START

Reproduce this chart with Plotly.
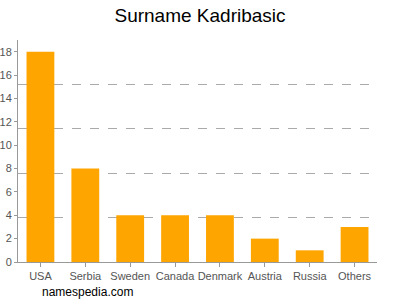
import plotly.graph_objects as go

categories = ["USA", "Serbia", "Sweden", "Canada", "Denmark", "Austria", "Russia", "Others"]
values = [18, 8, 4, 4, 4, 2, 1, 3]
y_ticks = [0, 2, 4, 6, 8, 10, 12, 14, 16, 18]
grid_vals = [3.8, 7.6, 11.4, 15.2, 18.98]

fig = go.Figure()
fig.add_trace(go.Bar(x=categories, y=values, marker=dict(color="#FFA500", line=dict(width=0)),
                     hoverinfo="skip"))
fig.add_trace(go.Scatter(x=categories, y=[None]*len(categories), yaxis="y2", showlegend=False,
                         hoverinfo="skip"))

fig.update_layout(
    width=400, height=300,
    margin=dict(l=18, r=23, t=40, b=38),
    paper_bgcolor="white", plot_bgcolor="white",
    showlegend=False,
    bargap=0.38,
    title=dict(text="Surname Kadribasic", x=0.5, xanchor="center", y=0.95, yanchor="middle",
               font=dict(family="Liberation Sans, Arial, sans-serif", size=19, color="#000")),
    font=dict(family="Liberation Sans, Arial, sans-serif", size=11, color="#555"),
    xaxis=dict(showline=True, linecolor="#999", linewidth=1, ticks="outside", ticklen=4,
               tickcolor="#999", showgrid=False, tickangle=0, automargin=False,
               tickfont=dict(size=11, color="#555")),
    yaxis=dict(range=[0, 19], tickvals=y_ticks, showgrid=False, showline=True, linecolor="#999",
               linewidth=1, ticks="outside", ticklen=3, tickcolor="#999", zeroline=False,
               automargin=False, tickfont=dict(size=11, color="#555")),
    yaxis2=dict(range=[0, 19], overlaying="y", side="right", tickvals=grid_vals,
                showticklabels=False, ticks="", showgrid=True, gridcolor="#aaa",
                griddash="dash", gridwidth=1, zeroline=False, showline=False, automargin=False),
    annotations=[dict(text="namespedia.com", xref="paper", yref="paper", x=0.06, y=-0.135,
                      xanchor="left", yanchor="middle", showarrow=False,
                      font=dict(size=12, color="#000"))],
)
fig.write_html("out.html", config={"displayModeBar": False},
               post_script="document.body.style.margin='0';document.body.style.overflow='hidden';")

END

Output exactly the span of lines from the top of the listing through the line holding "grid_vals = [3.8, 7.6, 11.4, 15.2, 18.98]", and leave every picture out.

Reproduce this chart with Plotly.
import plotly.graph_objects as go

categories = ["USA", "Serbia", "Sweden", "Canada", "Denmark", "Austria", "Russia", "Others"]
values = [18, 8, 4, 4, 4, 2, 1, 3]
y_ticks = [0, 2, 4, 6, 8, 10, 12, 14, 16, 18]
grid_vals = [3.8, 7.6, 11.4, 15.2, 18.98]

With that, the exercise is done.